Hi, Ben,

Thanks for the quick reply.

Benjamin LaHaise <b...@communityfibre.ca> writes:

> On Fri, Jan 05, 2018 at 11:25:17AM -0500, Jeff Moyer wrote:
>> Christoph Hellwig <h...@lst.de> writes:
>> 
>> > This way it can be used for the fallback 6-argument version on
>> > all architectures.
>> >
>> > Signed-off-by: Christoph Hellwig <h...@lst.de>
>> 
>> This is a strange way to do things.  However, I was never really sold on
>> libaio having to implement its own system call wrappers.  That decision
>> definitely resulted in some maintenance overhead.
>> 
>> Ben, what was your reasoning for not just using syscall?
>
> The main issue was that glibc's pthreads implementation really sucked back
> during initial development and there was a use-case for having the io_XXX
> functions usable directly from clone()ed threads that didn't have all the
> glibc pthread state setup for per-cpu areas to handle per-thread errno.
> That made sense back then, but is rather silly today.

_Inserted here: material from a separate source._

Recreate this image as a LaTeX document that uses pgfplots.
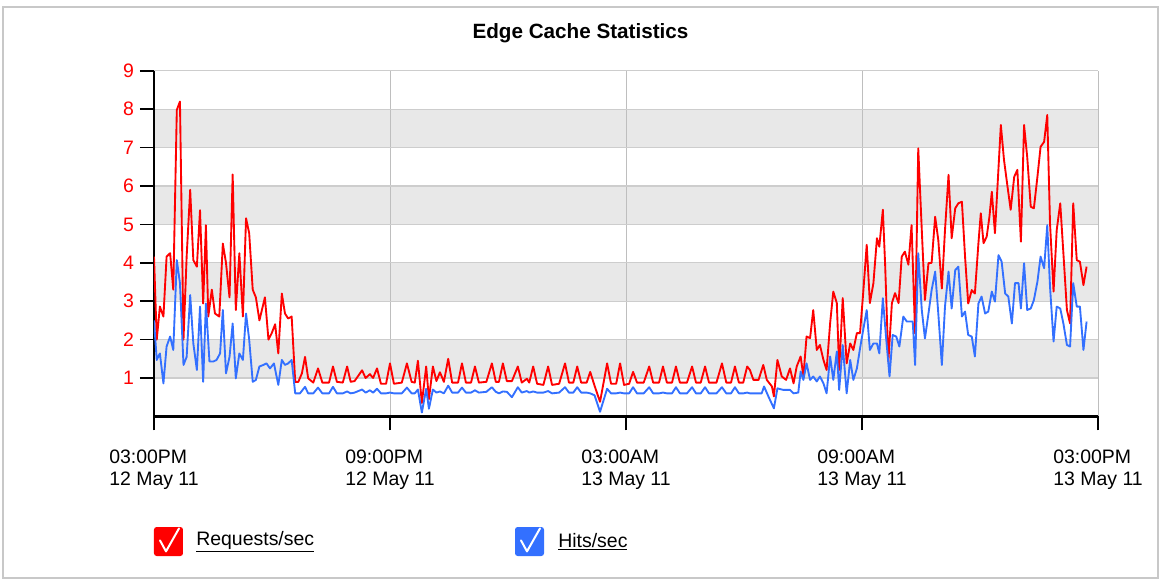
\documentclass[border=0pt]{standalone}
\usepackage{fontspec}
\setmainfont{Liberation Sans}
\usepackage{pgfplots}
\pgfplotsset{compat=1.18}
\definecolor{reqred}{RGB}{255,0,0}
\definecolor{hitblue}{RGB}{51,112,255}
\definecolor{band}{RGB}{232,232,232}
\definecolor{gridc}{RGB}{205,205,205}
\definecolor{vgridc}{RGB}{190,190,190}
\definecolor{framec}{RGB}{200,200,200}
\newcommand{\lblfont}{\fontsize{14.6}{16.6}\selectfont}
\begin{document}
\begin{tikzpicture}[x=0.75pt,y=0.75pt]
\begin{axis}[
  at={(0,0)}, anchor=south west, scale only axis,
  width=708pt, height=259.2pt,
  xmin=0, xmax=24, ymin=0, ymax=9,
  set layers,
  axis x line*=bottom, axis y line*=left,
  axis line style={-, black, line width=1.9pt},
  xtick={0,6,12,18,24},
  xticklabels={{03:00PM\\12 May 11},{09:00PM\\12 May 11},{03:00AM\\13 May 11},{09:00AM\\13 May 11},{03:00PM\\13 May 11}},
  xticklabel style={align=left, font=\lblfont, yshift=-11pt},
  ytick={1,2,3,4,5,6,7,8,9},
  yticklabel style={text=reqred, font=\lblfont, xshift=-1pt},
  /pgf/number format/assume math mode=true,
  tick align=outside, major tick length=10.5pt,
  tick style={black, line width=1.1pt},
  xmajorgrids, ymajorgrids,
  x grid style={vgridc, line width=0.65pt},
  y grid style={gridc, line width=0.9pt},
]
\begin{pgfonlayer}{axis background}
\fill[band] (axis cs:0,1) rectangle (axis cs:24,2);
\fill[band] (axis cs:0,3) rectangle (axis cs:24,4);
\fill[band] (axis cs:0,5) rectangle (axis cs:24,6);
\fill[band] (axis cs:0,7) rectangle (axis cs:24,8);
\end{pgfonlayer}
% Requests/sec
\addplot[reqred, line width=1.4pt, line join=round] coordinates {
(0,4.16) (0.07,2.0) (0.15,2.86) (0.24,2.6) (0.32,4.16) (0.41,4.25) (0.49,3.3) (0.58,7.98) (0.66,8.2) (0.75,2.0) (0.83,4.16) (0.92,5.9) (1.0,4.07) (1.09,3.9) (1.17,5.37) (1.25,2.94) (1.32,4.98) (1.38,2.6) (1.47,3.3) (1.55,2.68) (1.66,2.6) (1.75,4.5) (1.83,4.0) (1.92,3.1) (2.0,6.3) (2.08,2.77) (2.17,4.25) (2.26,2.6) (2.34,5.16) (2.42,4.77) (2.51,3.3) (2.59,3.1) (2.68,2.5) (2.82,3.1) (2.91,2.0) (2.99,2.16) (3.08,2.4) (3.16,1.64) (3.25,3.2) (3.33,2.68) (3.41,2.55) (3.5,2.6) (3.59,0.9) (3.67,0.9) (3.76,1.12) (3.84,1.55) (3.92,0.99)
(4.05,0.88) (4.17,1.25) (4.28,0.88) (4.45,0.88) (4.55,1.3) (4.65,0.9) (4.8,0.88) (4.91,1.3) (5.0,0.9) (5.1,0.92) (5.29,1.2) (5.38,1.0) (5.49,1.1) (5.57,1.0) (5.67,1.25) (5.77,0.85) (5.9,0.85) (6.0,1.38) (6.1,0.85) (6.3,0.88) (6.43,1.38) (6.55,0.9) (6.63,0.88) (6.71,1.45) (6.81,0.35) (6.92,1.3) (6.99,0.45) (7.09,1.3) (7.18,0.92) (7.27,1.15) (7.37,0.9) (7.48,1.5) (7.58,0.88) (7.73,0.88) (7.83,1.38) (7.93,0.88) (8.06,0.88) (8.16,1.3) (8.26,0.88) (8.45,0.9) (8.59,1.38) (8.69,0.9) (8.77,0.9) (8.87,1.38) (8.97,0.92) (9.1,0.92) (9.25,1.3) (9.35,0.88) (9.48,0.98) (9.54,0.88) (9.64,1.3) (9.74,0.85) (9.9,0.82) (10.02,1.3) (10.12,0.82) (10.3,0.85) (10.45,1.38) (10.55,0.88) (10.66,0.88) (10.76,1.3) (10.86,0.88) (11.0,0.88) (11.09,1.16) (11.2,0.8) (11.34,0.38) (11.52,1.38) (11.62,0.85) (11.75,0.85) (11.85,1.38) (11.95,0.82) (12.08,0.85) (12.18,1.16) (12.28,0.88) (12.45,0.88) (12.59,1.3) (12.69,0.88) (12.84,0.88) (12.94,1.3) (13.04,0.88) (13.17,0.88) (13.27,1.3) (13.37,0.88) (13.55,0.88) (13.68,1.3) (13.78,0.88) (13.9,0.88) (14.01,1.3) (14.11,0.88) (14.3,0.88) (14.44,1.38) (14.55,0.88) (14.67,0.88) (14.77,1.3) (14.87,0.88) (14.98,0.88) (15.08,1.3) (15.15,1.21)
(15.24,0.95) (15.37,0.95) (15.49,1.34) (15.58,0.95) (15.71,0.78) (15.76,0.52) (15.85,1.47) (15.96,1.04) (16.07,0.95) (16.17,1.25) (16.26,0.86) (16.34,1.3) (16.44,1.56) (16.51,1.04) (16.59,2.08) (16.68,2.04) (16.76,2.77) (16.85,1.73) (16.93,1.86) (17.02,1.47) (17.1,1.21) (17.19,2.43) (17.27,3.25) (17.36,2.95) (17.42,1.21) (17.51,3.08) (17.61,1.38) (17.7,1.9) (17.78,1.73) (17.87,2.17) (17.95,2.17) (18.03,3.21) (18.12,4.47) (18.2,2.95) (18.29,3.47) (18.38,4.64) (18.44,4.42) (18.53,5.38) (18.59,3.9) (18.67,1.43) (18.76,2.95) (18.84,3.21) (18.93,2.95) (19.01,4.16) (19.09,4.29) (19.18,3.95)
(19.26,4.98) (19.35,2.16) (19.43,6.98) (19.52,4.85) (19.6,3.03) (19.69,3.99) (19.77,4.0) (19.86,5.2) (19.94,4.59) (20.03,3.33) (20.11,4.85) (20.2,6.29) (20.28,4.64) (20.37,5.42) (20.45,5.55) (20.54,5.59) (20.62,4.16) (20.7,2.94) (20.79,3.29) (20.87,3.2) (20.96,4.51) (21.02,5.29) (21.09,4.51) (21.17,4.68) (21.24,5.2) (21.3,5.85) (21.38,4.77) (21.44,5.9) (21.53,7.59) (21.61,6.68) (21.7,5.98) (21.78,5.38) (21.87,6.24) (21.95,6.42) (22.04,4.55) (22.12,7.59) (22.2,6.76) (22.29,5.46) (22.37,5.42) (22.46,6.24) (22.54,7.02) (22.63,7.15) (22.71,7.85) (22.78,5.03) (22.87,3.25) (22.95,4.85) (23.04,5.55) (23.12,4.25) (23.21,2.77) (23.29,2.42) (23.37,5.55) (23.46,4.07) (23.54,4.03) (23.63,3.42) (23.71,3.9)
};
% Hits/sec
\addplot[hitblue, line width=1.4pt, line join=round] coordinates {
(0,2.5) (0.07,1.47) (0.15,1.64) (0.24,0.86) (0.32,1.82) (0.41,2.08) (0.49,1.73) (0.58,4.07) (0.66,3.47) (0.75,1.34) (0.83,1.55) (0.92,3.16) (1.0,1.9) (1.09,1.21) (1.17,2.86) (1.25,0.9) (1.32,2.94) (1.41,1.43) (1.51,1.43) (1.59,1.47) (1.68,1.64) (1.75,2.77) (1.83,1.12) (1.92,1.55) (2.0,2.42) (2.08,0.99) (2.17,1.64) (2.26,1.47) (2.34,2.68) (2.42,2.0) (2.51,0.9) (2.59,0.95) (2.68,1.3) (2.78,1.34) (2.86,1.38) (2.95,1.25) (3.05,1.38) (3.16,0.82) (3.25,1.47) (3.33,1.34) (3.41,1.38) (3.5,1.47) (3.59,0.6) (3.71,0.6) (3.84,0.77) (3.92,0.6)
(4.05,0.6) (4.17,0.75) (4.28,0.6) (4.45,0.6) (4.55,0.77) (4.65,0.6) (4.8,0.6) (4.91,0.65) (5.0,0.6) (5.1,0.62) (5.29,0.7) (5.38,0.62) (5.49,0.68) (5.57,0.62) (5.67,0.72) (5.77,0.6) (5.9,0.6) (6.0,0.62) (6.1,0.6) (6.3,0.6) (6.43,0.75) (6.55,0.6) (6.63,0.6) (6.71,0.7) (6.81,0.1) (6.92,0.72) (6.99,0.2) (7.09,0.7) (7.18,0.62) (7.27,0.65) (7.37,0.6) (7.48,0.8) (7.58,0.62) (7.73,0.62) (7.83,0.75) (7.93,0.62) (8.06,0.62) (8.16,0.68) (8.26,0.62) (8.45,0.64) (8.59,0.76) (8.69,0.64) (8.77,0.6) (8.87,0.65) (8.97,0.64) (9.1,0.5) (9.25,0.76) (9.35,0.62) (9.48,0.66) (9.54,0.62) (9.64,0.65) (9.74,0.62) (9.9,0.62) (10.02,0.66) (10.12,0.6) (10.3,0.62) (10.45,0.76) (10.55,0.62) (10.66,0.62) (10.76,0.76) (10.86,0.62) (11.0,0.62) (11.09,0.6) (11.2,0.55) (11.34,0.12) (11.52,0.72) (11.62,0.6) (11.75,0.6) (11.85,0.62) (11.95,0.6) (12.08,0.6) (12.18,0.76) (12.28,0.6) (12.45,0.6) (12.59,0.76) (12.69,0.6) (12.84,0.6) (12.94,0.62) (13.04,0.6) (13.17,0.6) (13.27,0.76) (13.37,0.6) (13.55,0.6) (13.68,0.76) (13.78,0.6) (13.9,0.6) (14.01,0.76) (14.11,0.6) (14.3,0.6) (14.44,0.76) (14.55,0.6) (14.67,0.6) (14.77,0.76) (14.87,0.6) (14.98,0.6) (15.08,0.62) (15.15,0.6)
(15.45,0.6) (15.51,0.78) (15.62,0.52) (15.76,0.21) (15.85,0.73) (16.0,0.69) (16.17,0.69) (16.26,0.6) (16.38,0.62) (16.44,1.17) (16.51,0.95) (16.59,1.38) (16.68,0.95) (16.76,1.04) (16.85,0.91) (16.93,1.04) (17.02,0.86) (17.1,0.6) (17.19,1.56) (17.27,0.95) (17.36,1.69) (17.42,0.69) (17.51,1.86) (17.61,0.6) (17.7,1.47) (17.78,0.95) (17.87,1.25) (17.95,1.77) (18.03,2.25) (18.12,2.77) (18.2,1.73) (18.29,1.9) (18.38,1.9) (18.44,1.64) (18.53,3.08) (18.61,2.08) (18.7,1.04) (18.78,2.12) (18.87,2.08) (18.95,1.82)
(19.05,2.6) (19.14,2.47) (19.22,2.47) (19.29,2.47) (19.35,1.34) (19.43,4.25) (19.52,2.77) (19.6,2.03) (19.69,2.68) (19.77,3.29) (19.86,3.77) (19.94,2.68) (20.03,1.34) (20.11,2.86) (20.2,3.77) (20.28,2.81) (20.37,3.81) (20.45,3.9) (20.54,2.6) (20.62,2.73) (20.7,2.12) (20.79,2.08) (20.87,1.56) (20.96,2.94) (21.04,3.12) (21.13,2.68) (21.21,2.73) (21.3,3.25) (21.38,2.99) (21.47,4.2) (21.55,4.03) (21.64,3.2) (21.72,3.12) (21.81,2.42) (21.89,3.47) (21.98,3.47) (22.04,2.81) (22.12,3.99) (22.2,2.77) (22.29,2.81) (22.37,3.03) (22.46,3.51) (22.54,4.16) (22.63,3.86) (22.71,4.98) (22.78,3.38) (22.87,1.95) (22.95,2.86) (23.04,2.81) (23.12,2.42) (23.21,1.86) (23.29,1.82) (23.37,3.47) (23.46,2.86) (23.54,2.86) (23.63,1.73) (23.71,2.47)
};
\end{axis}
% frame
\draw[framec, line width=1.1pt] (-151,-161.5) rectangle (1004,409.4);
% title
\node[font=\fontsize{15.5}{18}\selectfont\bfseries, anchor=center] at (426.5,383) {Edge Cache Statistics};
% legend
\fill[reqred, rounded corners=2pt] (0,-139.6) rectangle (29,-110.6);
\draw[white, line width=1.5pt, line join=round, line cap=round] (6,-124) -- (12,-135) -- (25,-112);
\node[anchor=west, inner sep=0pt, font=\lblfont] at (42,-125.6) {\underline{Requests/sec}};
\fill[hitblue, rounded corners=2pt] (361,-139.6) rectangle (390,-110.6);
\draw[white, line width=1.5pt, line join=round, line cap=round] (367,-124) -- (373,-135) -- (386,-112);
\node[anchor=west, inner sep=0pt, font=\lblfont] at (404,-125.6) {\underline{Hits/sec}};
\pgfresetboundingbox
\useasboundingbox (-154,-162.6) rectangle (1007,416.4);
\end{tikzpicture}
\end{document}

Thanks for the background info.

> Technically, I'm not sure the generic syscall wrapper is safe to use.  The
> io_XXX arch wrappers don't modify errno, while it appears the generic one
> does.  That said, nobody has ever noticed...

Good point.  Common architectures don't use the generic syscall wrapper,
so I'm not sure we can conclude that it won't break anything.  At the
same time, I'm not sure I want to write and test the io_syscall6
assembly for all of the supported arches.  I could save and restore
errno.  That sounds ugly, but less painful than the other options.

Does anyone have any strong preferences?